WHAT THE TASK REQUIRES: Quote word for word the lines below, beginning with the first and ending with the one that has "ax2 = ax.twinx()". Drop the pictures.

DATASET EXCERPT:
____

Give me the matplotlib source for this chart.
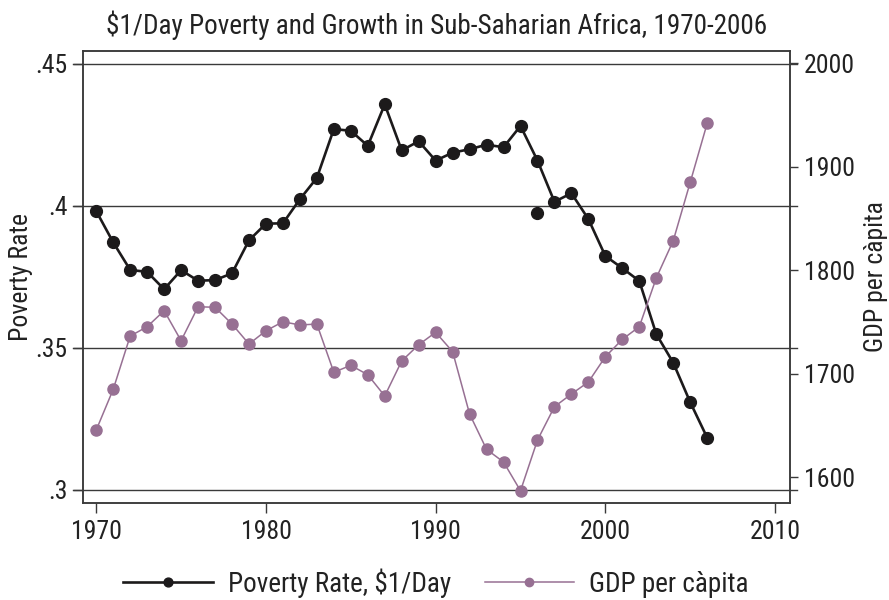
import matplotlib
matplotlib.use('Agg')
import matplotlib.pyplot as plt
from matplotlib import font_manager as fm

# ---------------- data ----------------
years = [1970, 1971, 1972, 1973, 1974, 1975, 1976, 1977, 1978, 1979,
         1980, 1981, 1982, 1983, 1984, 1985, 1986, 1987, 1988, 1989,
         1990, 1991, 1992, 1993, 1994, 1995, 1996, 1997, 1998, 1999,
         2000, 2001, 2002, 2003, 2004, 2005, 2006]

poverty = [0.3981, 0.3871, 0.3774, 0.3767, 0.3706, 0.3773, 0.3736, 0.3738, 0.3762, 0.3878,
           0.3937, 0.3938, 0.4023, 0.4098, 0.4270, 0.4264, 0.4211, 0.4357, 0.4195, 0.4227,
           0.4159, 0.4187, 0.4199, 0.4215, 0.4206, 0.4281, 0.4159, 0.4014, 0.4044, 0.3953,
           0.3823, 0.3780, 0.3735, 0.3548, 0.3447, 0.3308, 0.3183]

# extra (unconnected) observation
extra_year = [1996]
extra_poverty = [0.3973]

gdp = [1645.6, 1684.9, 1736.4, 1745.4, 1760.9, 1731.9, 1764.7, 1764.2, 1748.0, 1728.7,
       1741.5, 1750.2, 1747.1, 1748.0, 1701.4, 1708.1, 1699.0, 1678.5, 1712.3, 1728.0,
       1740.0, 1721.3, 1661.1, 1626.9, 1614.7, 1586.9, 1635.9, 1668.1, 1680.4, 1692.0,
       1716.4, 1733.2, 1745.4, 1792.5, 1828.5, 1884.9, 1941.9]

x_ticks = [1970, 1980, 1990, 2000, 2010]
left_ticks = [0.30, 0.35, 0.40, 0.45]
left_tick_labels = ['.3', '.35', '.4', '.45']
right_ticks = [1600, 1700, 1800, 1900, 2000]

title = '$1/Day Poverty and Growth in Sub-Saharian Africa, 1970-2006'
left_label = 'Poverty Rate'
right_label = 'GDP per càpita'
series_names = ['Poverty Rate, $1/Day', 'GDP per càpita']

# ---------------- style ----------------
names = {f.name for f in fm.fontManager.ttflist}
pref = ['Roboto Condensed', 'Liberation Sans Narrow', 'DejaVu Sans Condensed', 'DejaVu Sans']
family = next(n for n in pref if n in names)
plt.rcParams['font.family'] = [family, 'DejaVu Sans']
plt.rcParams['mathtext.default'] = 'regular'

FS_T = 19.5   # title / legend
FS = 18.5     # ticks / axis labels
BLACK = '#1c1a1b'
PURPLE = '#977093'
AXC = '#3a3a3a'
TXT = '#222222'

fig = plt.figure(figsize=(8.89, 6.0), dpi=100)
ax = fig.add_axes([83/889, 1-503/600, (790-83)/889, (503-51)/600])
ax2 = ax.twinx()

ax.set_xlim(1969.22, 2010.88)
ax.set_ylim(0.2953, 0.4545)
ax2.set_ylim(1575.1, 2011.8)

# gridlines (extend slightly beyond the frame like the original)
for t in left_ticks:
    ax.axhline(t, xmin=-0.014, xmax=1.01, color=AXC, lw=1.0, clip_on=False, zorder=1)

ax.plot(years, poverty, color=BLACK, lw=1.9, marker='o', ms=8.5,
        mfc=BLACK, mec=BLACK, zorder=3, label=series_names[0])
ax.plot(extra_year, extra_poverty, linestyle='none', marker='o', ms=8.5,
        mfc=BLACK, mec=BLACK, zorder=3)
ax2.plot(years, gdp, color=PURPLE, lw=1.1, marker='o', ms=8.0,
         mfc=PURPLE, mec=PURPLE, zorder=3, label=series_names[1])

ax.set_xticks(x_ticks)
ax.set_xticklabels([str(v) for v in x_ticks])
ax.set_yticks(left_ticks)
ax.set_yticklabels(left_tick_labels)
ax2.set_yticks(right_ticks)
ax2.set_yticklabels([str(v) for v in right_ticks])

for a in (ax, ax2):
    for s in a.spines.values():
        s.set_color(AXC)
        s.set_linewidth(1.1)
ax.tick_params(axis='x', direction='out', length=7.5, width=1.0, color=AXC,
               labelsize=FS, pad=4.5, labelcolor=TXT)
ax.tick_params(axis='y', direction='out', length=7.5, width=1.0, color=AXC,
               labelsize=FS, pad=3.5, labelcolor=TXT)
ax2.tick_params(axis='y', direction='out', length=5.5, width=1.0, color=AXC,
                labelsize=FS, pad=4.5, labelcolor=TXT)

ax.set_ylabel(left_label, fontsize=FS, color=TXT)
ax.yaxis.set_label_coords(-0.088, 0.5)
ax.yaxis.label.set_va('center')
ax2.set_ylabel(right_label, fontsize=FS, color=TXT)
ax2.yaxis.set_label_coords(1.1216, 0.5)
ax2.yaxis.label.set_va('center')

fig.text(436.5/889, 1-25/600, title, ha='center', va='center', fontsize=FS_T, color=TXT)

h1, l1 = ax.get_legend_handles_labels()
h2, l2 = ax2.get_legend_handles_labels()
leg = fig.legend(h1 + h2, l1 + l2, loc='center', bbox_to_anchor=(436/889, 1-583/600),
                 ncol=2, frameon=False, fontsize=FS_T, handlelength=3.3,
                 handletextpad=0.55, columnspacing=1.25, markerscale=0.75)
for t in leg.get_texts():
    t.set_color(TXT)

fig.savefig('out.png', dpi=100)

____

RESULT OF THE EXERCISE:
Give me the matplotlib source for this chart.
import matplotlib
matplotlib.use('Agg')
import matplotlib.pyplot as plt
from matplotlib import font_manager as fm

# ---------------- data ----------------
years = [1970, 1971, 1972, 1973, 1974, 1975, 1976, 1977, 1978, 1979,
         1980, 1981, 1982, 1983, 1984, 1985, 1986, 1987, 1988, 1989,
         1990, 1991, 1992, 1993, 1994, 1995, 1996, 1997, 1998, 1999,
         2000, 2001, 2002, 2003, 2004, 2005, 2006]

poverty = [0.3981, 0.3871, 0.3774, 0.3767, 0.3706, 0.3773, 0.3736, 0.3738, 0.3762, 0.3878,
           0.3937, 0.3938, 0.4023, 0.4098, 0.4270, 0.4264, 0.4211, 0.4357, 0.4195, 0.4227,
           0.4159, 0.4187, 0.4199, 0.4215, 0.4206, 0.4281, 0.4159, 0.4014, 0.4044, 0.3953,
           0.3823, 0.3780, 0.3735, 0.3548, 0.3447, 0.3308, 0.3183]

# extra (unconnected) observation
extra_year = [1996]
extra_poverty = [0.3973]

gdp = [1645.6, 1684.9, 1736.4, 1745.4, 1760.9, 1731.9, 1764.7, 1764.2, 1748.0, 1728.7,
       1741.5, 1750.2, 1747.1, 1748.0, 1701.4, 1708.1, 1699.0, 1678.5, 1712.3, 1728.0,
       1740.0, 1721.3, 1661.1, 1626.9, 1614.7, 1586.9, 1635.9, 1668.1, 1680.4, 1692.0,
       1716.4, 1733.2, 1745.4, 1792.5, 1828.5, 1884.9, 1941.9]

x_ticks = [1970, 1980, 1990, 2000, 2010]
left_ticks = [0.30, 0.35, 0.40, 0.45]
left_tick_labels = ['.3', '.35', '.4', '.45']
right_ticks = [1600, 1700, 1800, 1900, 2000]

title = '$1/Day Poverty and Growth in Sub-Saharian Africa, 1970-2006'
left_label = 'Poverty Rate'
right_label = 'GDP per càpita'
series_names = ['Poverty Rate, $1/Day', 'GDP per càpita']

# ---------------- style ----------------
names = {f.name for f in fm.fontManager.ttflist}
pref = ['Roboto Condensed', 'Liberation Sans Narrow', 'DejaVu Sans Condensed', 'DejaVu Sans']
family = next(n for n in pref if n in names)
plt.rcParams['font.family'] = [family, 'DejaVu Sans']
plt.rcParams['mathtext.default'] = 'regular'

FS_T = 19.5   # title / legend
FS = 18.5     # ticks / axis labels
BLACK = '#1c1a1b'
PURPLE = '#977093'
AXC = '#3a3a3a'
TXT = '#222222'

fig = plt.figure(figsize=(8.89, 6.0), dpi=100)
ax = fig.add_axes([83/889, 1-503/600, (790-83)/889, (503-51)/600])
ax2 = ax.twinx()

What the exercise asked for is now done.